И, пожалуй, самое главное — как быть с непонятным, но засвидетельство­ванным многими фактом: острое ощущение счастья может посетить любую из нас в тяжелую и объективно неблагополучную минуту жизни. Когда все из рук вон плохо. Когда тревожно, одиноко, трудно. А может быть, не так уж и плохо, но причин для ликования вроде бы никаких. Или оно не так уж нуждается во внешних причинах? Может быть, способность испытывать счастье сродни способности испытывать искреннюю благодарность?
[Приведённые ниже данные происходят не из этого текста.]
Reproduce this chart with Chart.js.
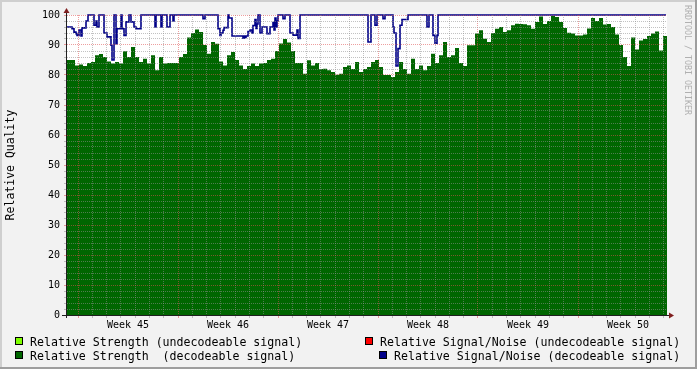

В зимний вечер, в снег и слякоть

Страж мой верный, ангел мой

Посылает мне троллейбус,

Самый теплый и сухой.

Ночью темной и огромной

С полки сбрасывает мне

Книжку давнюю, родную,

О неведомой стране.

В липкий, душный полдень летний

Он, погоду не кляня,

На скамейке у фонтана

Держит место для меня.

И в толпе, хоть раз в декаду,

Страж мой милый, ангел мой

Для меня организует

Восхищенный взгляд мужской.

Так чего же мне бояться?

И на что же мне роптать?

Что не можно с ним обняться?

Шкурку сжечь? Врасплох застать?

Марина Бородицкая

А СЧАСТЬЕ БЫЛО ТАК ВОЗМОЖНО...

Когда одна дверь счастья закрывается, открывается другая, но мы часто не замечаем ее, уставившись взглядом в запертую дверь.

Хелен Келлер, глухонемая американская писательница

На этом мы исчерпали "музыкальные темы", которые связываются со сча­стьем традиционно или даже не совсем традиционно. Остальные совсем ря­дом, мы все их знаем, но почему-то "женское счастье" в своем бытовом, разговорном значении их не включает. Возможно, неспроста.

На одной из женских групп молодая мама двоих симпатичных детей и жена весьма достойного мужа Ксения поставила вопрос так:

—   Все, что принято считать женским счастьем, у меня есть. Только здесь могу признаться, что отчаянно не хватает другого. Какого-то состояния души, которое мне знакомо по прошлой жизни, но уже много лет меня не посещало. Без него я превращаюсь в бы­товую технику, и это пугает.